In conjunction with our exhibition The Battalion Artist: A Sailor’s Journey Through the South Seas, join us for this free talk about US Navy Seabee Natale Bellantoni’s time at the end of WWII on Okinawa.
The 82-day battle for Okinawa in World War II lasted from April to June 1945. The 78th Seabees spent much of that time aboard the USS J. Franklin Bell until they finally landed on June 17th. Among them was their battalion artist, Natale Bellantoni, who would spend the next six months on the island working and exploring. Over 200 photographs in Bellantoni’s papers reveal what he saw and in this talk Marissa Rhee will share many of them. She will explore what life was like for the Seabee on Okinawa, his perceptions of the locals he encountered, and contrast Bellantoni’s record of the island with other accounts from the time. Very few photographic records during this end of war transition period on Okinawa exist in such breadth and innocence as are in the Bellantoni papers, giving attendees rare access to the sights of a destroyed island and its population void of government objectives.
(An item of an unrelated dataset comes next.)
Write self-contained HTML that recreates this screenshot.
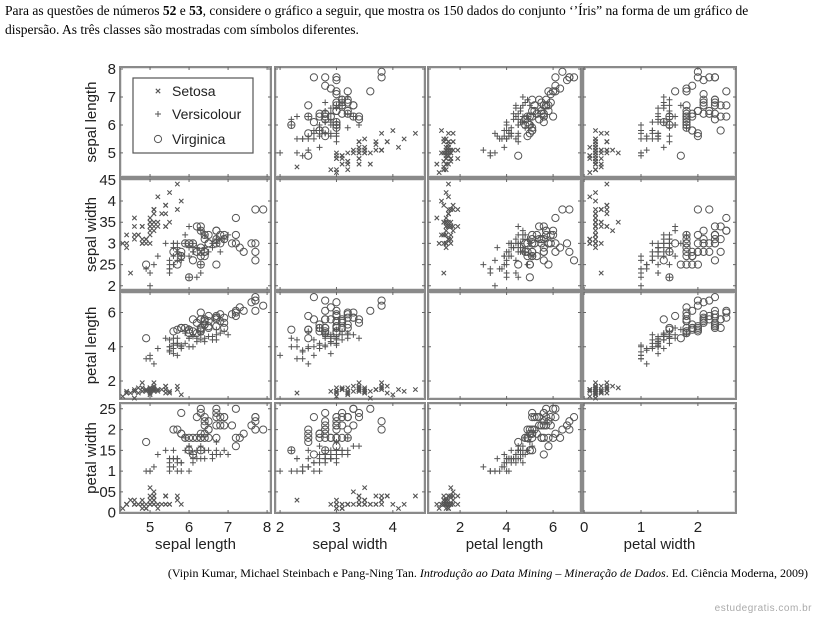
<!DOCTYPE html>
<html><head><meta charset="utf-8">
<style>
body{margin:0;background:#fff;width:816px;height:621px;overflow:hidden;position:relative;font-family:"Liberation Serif",serif}
.hdr{position:absolute;left:5px;top:1px;font-size:13.5px;line-height:19px;color:#000;width:800px}
.src{position:absolute;right:8px;top:566px;font-size:12px;color:#000}
.wm{position:absolute;right:4px;top:603px;font-size:10px;color:#aaa;font-family:"Liberation Sans",sans-serif;letter-spacing:0.5px}
svg{position:absolute;left:0;top:0}
</style></head><body>
<div class="hdr">Para as questões de números <b>52</b> e <b>53</b>, considere o gráfico a seguir, que mostra os 150 dados do conjunto ‘’Íris” na forma de um gráfico de dispersão. As três classes são mostradas com símbolos diferentes.</div>
<div class="src">(Vipin Kumar, Michael Steinbach e Pang-Ning Tan. <i>Introdução ao Data Mining – Mineração de Dados</i>. Ed. Ciência Moderna, 2009)</div>
<div class="wm">estudegratis.com.br</div>
<svg id="chart" width="816" height="621"></svg>
<script>
const species=[].concat(Array(50).fill(0),Array(50).fill(1),Array(50).fill(2));
const sepalLength=[5.1,4.9,4.7,4.6,5.0,5.4,4.6,5.0,4.4,4.9,5.4,4.8,4.8,4.3,5.8,5.7,5.4,5.1,5.7,5.1,5.4,5.1,4.6,5.1,4.8,5.0,5.0,5.2,5.2,4.7,4.8,5.4,5.2,5.5,4.9,5.0,5.5,4.9,4.4,5.1,5.0,4.5,4.4,5.0,5.1,4.8,5.1,4.6,5.3,5.0,
7.0,6.4,6.9,5.5,6.5,5.7,6.3,4.9,6.6,5.2,5.0,5.9,6.0,6.1,5.6,6.7,5.6,5.8,6.2,5.6,5.9,6.1,6.3,6.1,6.4,6.6,6.8,6.7,6.0,5.7,5.5,5.5,5.8,6.0,5.4,6.0,6.7,6.3,5.6,5.5,5.5,6.1,5.8,5.0,5.6,5.7,5.7,6.2,5.1,5.7,
6.3,5.8,7.1,6.3,6.5,7.6,4.9,7.3,6.7,7.2,6.5,6.4,6.8,5.7,5.8,6.4,6.5,7.7,7.7,6.0,6.9,5.6,7.7,6.3,6.7,7.2,6.2,6.1,6.4,7.2,7.4,7.9,6.4,6.3,6.1,7.7,6.3,6.4,6.0,6.9,6.7,6.9,5.8,6.8,6.7,6.7,6.3,6.5,6.2,5.9];
const sepalWidth=[3.5,3.0,3.2,3.1,3.6,3.9,3.4,3.4,2.9,3.1,3.7,3.4,3.0,3.0,4.0,4.4,3.9,3.5,3.8,3.8,3.4,3.7,3.6,3.3,3.4,3.0,3.4,3.5,3.4,3.2,3.1,3.4,4.1,4.2,3.1,3.2,3.5,3.1,3.0,3.4,3.5,2.3,3.2,3.5,3.8,3.0,3.8,3.2,3.7,3.3,
3.2,3.2,3.1,2.3,2.8,2.8,3.3,2.4,2.9,2.7,2.0,3.0,2.2,2.9,2.9,3.1,3.0,2.7,2.2,2.5,3.2,2.8,2.5,2.8,2.9,3.0,2.8,3.0,2.9,2.6,2.4,2.4,2.7,2.7,3.0,3.4,3.1,2.3,3.0,2.5,2.6,3.0,2.6,2.3,2.7,3.0,2.9,2.9,2.5,2.8,
3.3,2.7,3.0,2.9,3.0,3.0,2.5,2.9,2.5,3.6,3.2,2.7,3.0,2.5,2.8,3.2,3.0,3.8,2.6,2.2,3.2,2.8,2.8,2.7,3.3,3.2,2.8,3.0,2.8,3.0,2.8,3.8,2.8,2.8,2.6,3.0,3.4,3.1,3.0,3.1,3.1,3.1,2.7,3.2,3.3,3.0,2.5,3.0,3.4,3.0];
const petalLength=[1.4,1.4,1.3,1.5,1.4,1.7,1.4,1.5,1.4,1.5,1.5,1.6,1.4,1.1,1.2,1.5,1.3,1.4,1.7,1.5,1.7,1.5,1.0,1.7,1.9,1.6,1.6,1.5,1.4,1.6,1.6,1.5,1.5,1.4,1.5,1.2,1.3,1.5,1.3,1.5,1.3,1.3,1.3,1.6,1.9,1.4,1.6,1.4,1.5,1.4,
4.7,4.5,4.9,4.0,4.6,4.5,4.7,3.3,4.6,3.9,3.5,4.2,4.0,4.7,3.6,4.4,4.5,4.1,4.5,3.9,4.8,4.0,4.9,4.7,4.3,4.4,4.8,5.0,4.5,3.5,3.8,3.7,3.9,5.1,4.5,4.5,4.7,4.4,4.1,4.0,4.4,4.6,4.0,3.3,4.2,4.2,4.2,4.3,3.0,4.1,
6.0,5.1,5.9,5.6,5.8,6.6,4.5,6.3,5.8,6.1,5.1,5.3,5.5,5.0,5.1,5.3,5.5,6.7,6.9,5.0,5.7,4.9,6.7,4.9,5.7,6.0,4.8,4.9,5.6,5.8,6.1,6.4,5.6,5.1,5.6,6.1,5.6,5.5,4.8,5.4,5.6,5.1,5.1,5.9,5.7,5.2,5.0,5.2,5.4,5.1];
const petalWidth=[0.2,0.2,0.2,0.2,0.2,0.4,0.3,0.2,0.2,0.1,0.2,0.2,0.1,0.1,0.2,0.4,0.4,0.3,0.3,0.3,0.2,0.4,0.2,0.5,0.2,0.2,0.4,0.2,0.2,0.2,0.2,0.4,0.1,0.2,0.1,0.2,0.2,0.1,0.2,0.2,0.3,0.3,0.2,0.6,0.4,0.3,0.2,0.2,0.2,0.2,
1.4,1.5,1.5,1.3,1.5,1.3,1.6,1.0,1.3,1.4,1.0,1.5,1.0,1.4,1.3,1.4,1.5,1.0,1.5,1.1,1.8,1.3,1.5,1.2,1.3,1.4,1.4,1.7,1.5,1.0,1.1,1.0,1.2,1.6,1.5,1.6,1.5,1.3,1.3,1.3,1.2,1.4,1.2,1.0,1.3,1.2,1.3,1.3,1.1,1.3,
2.5,1.9,2.1,1.8,2.2,2.1,1.7,1.8,1.8,2.5,2.0,1.9,2.1,2.0,2.4,2.3,1.8,2.2,2.3,1.5,2.3,2.0,2.0,1.8,2.1,1.8,1.8,1.8,2.1,1.6,1.9,2.0,2.2,1.5,1.4,2.3,2.4,1.8,1.8,2.1,2.4,2.3,1.9,2.3,2.5,2.3,1.9,2.0,2.3,1.8];
const featureNames=["sepal length","sepal width","petal length","petal width"];
const xTicks=[[5,6,7,8],[2,3,4],[2,4,6],[0,1,2]];
const xTickLabels=[["5","6","7","8"],["2","3","4"],["2","4","6"],["0","1","2"]];
const yTicks=[[5,6,7,8],[2,2.5,3,3.5,4,4.5],[2,4,6],[0,0.5,1,1.5,2,2.5]];
const yTickLabels=[["5","6","7","8"],["2","25","3","35","4","45"],["2","4","6"],["0","05","1","15","2","25"]];
const classNames=["Setosa","Versicolour","Virginica"];

const data=[sepalLength,sepalWidth,petalLength,petalWidth];
const xDom=[[4.23,8.1],[1.91,4.57],[0.62,7.2],[-0.02,2.67]];
const yDom=[[4.14,8.07],[1.9,4.52],[0.95,7.2],[-0.01,2.64]];
const colPx=[[120,271],[275,425],[428,581],[583,736]];
const rowPx=[[67,177],[179,290],[292,399],[403,513]];
const NS="http://www.w3.org/2000/svg";
const svg=document.getElementById('chart');
function mk(t,a,p){const e=document.createElementNS(NS,t);for(const k in a)e.setAttribute(k,a[k]);(p||svg).appendChild(e);return e;}
function xs(c,v){const d=xDom[c],p=colPx[c];return p[0]+(v-d[0])/(d[1]-d[0])*(p[1]-p[0]);}
function ys(r,v){const d=yDom[r],p=rowPx[r];return p[1]-(v-d[0])/(d[1]-d[0])*(p[1]-p[0]);}
const col="#555";
function marker(g,k,x,y){
  if(k===0){mk('path',{d:`M${x-2.2},${y-2.2}L${x+2.2},${y+2.2}M${x-2.2},${y+2.2}L${x+2.2},${y-2.2}`,stroke:col,'stroke-width':1.1,fill:'none'},g);}
  else if(k===1){mk('path',{d:`M${x-3},${y}L${x+3},${y}M${x},${y-3}L${x},${y+3}`,stroke:col,'stroke-width':1,fill:'none'},g);}
  else mk('circle',{cx:x,cy:y,r:3.6,stroke:col,'stroke-width':1,fill:'none'},g);
}
for(let r=0;r<4;r++)for(let c=0;c<4;c++){
  const g=mk('g',{});
  
  
  const x0=colPx[c][0],x1=colPx[c][1],y0=rowPx[r][0],y1=rowPx[r][1];
  mk('rect',{x:x0,y:y0,width:x1-x0,height:y1-y0,fill:'#fff',stroke:'#8a8a8a','stroke-width':2},g);
  mk('rect',{x:x0+1.5,y:y0+1.5,width:x1-x0-3,height:y1-y0-3,fill:'none',stroke:'#d0d0d0','stroke-width':0.6},g);
  let tp='';
  xTicks[c].forEach(t=>{const x=xs(c,t);if(x>x0+1&&x<x1-1)tp+=`M${x},${y1}v-3M${x},${y0}v3`;});
  yTicks[r].forEach(t=>{const y=ys(r,t);if(y>y0+1&&y<y1-1)tp+=`M${x0},${y}h3M${x1},${y}h-3`;});
  mk('path',{d:tp,stroke:'#666','stroke-width':1},g);
  if(r!==c){
    for(let i=0;i<150;i++){marker(g,species[i],xs(c,data[c][i]),ys(r,data[r][i]));}
  }
}
const lg=mk('g',{});


mk('rect',{x:133,y:78,width:120,height:75,fill:'none',stroke:'#555','stroke-width':1.2},lg);
const legY=[91,114,139];
classNames.forEach((n,k)=>{
  const e=mk('g',{},lg);
  
  
  marker(e,k,158,legY[k]);
  const t=mk('text',{x:172,y:legY[k]+5,'font-family':'Liberation Sans, sans-serif','font-size':14,fill:'#222'},e);
  t.textContent=n;
});
for(let r=0;r<4;r++){
  yTicks[r].forEach((t,i)=>{const tx=mk('text',{x:116,y:ys(r,t)+5,'text-anchor':'end','font-family':'Liberation Sans, sans-serif','font-size':15,fill:'#222'});
    
    
    tx.textContent=yTickLabels[r][i];});
  const cy=(rowPx[r][0]+rowPx[r][1])/2;
  const yt=mk('text',{x:0,y:0,transform:`translate(96,${cy}) rotate(-90)`,'text-anchor':'middle','font-family':'Liberation Sans, sans-serif','font-size':15,fill:'#222'});
  
  
  yt.textContent=featureNames[r];
}
for(let c=0;c<4;c++){
  xTicks[c].forEach((t,i)=>{const tx=mk('text',{x:xs(c,t),y:532,'text-anchor':'middle','font-family':'Liberation Sans, sans-serif','font-size':15,fill:'#222'});
    
    
    tx.textContent=xTickLabels[c][i];});
  const xt=mk('text',{x:(colPx[c][0]+colPx[c][1])/2,y:549,'text-anchor':'middle','font-family':'Liberation Sans, sans-serif','font-size':15,fill:'#222'});
  
  
  xt.textContent=featureNames[c];
}
</script>
</body></html>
Following the event, the Library & Archives invite guests to explore The Battalion Artist and Hoover@100: Ideas Defining a Century exhibitions.
About the Speaker

Marissa Rhee specializes in the design, interpretation, and creation of physical and online exhibitions at the Hoover Institution Library & Archives. Before joining Hoover, she was Executive Director of the Robert Louis Stevenson Museum and managed the care of private and public collections, including those at the Roswell Museum and Art Center in New Mexico and the Napa Valley Museum in California. Rhee enjoys learning and sharing unique stories from history through cultural heritage collections both in traditional exhibitions and with new technological applications. She holds a BA in Art History from the University of Southern California, an MA in Museums Studies from University College London, and a certificate from the Western Archives Institute.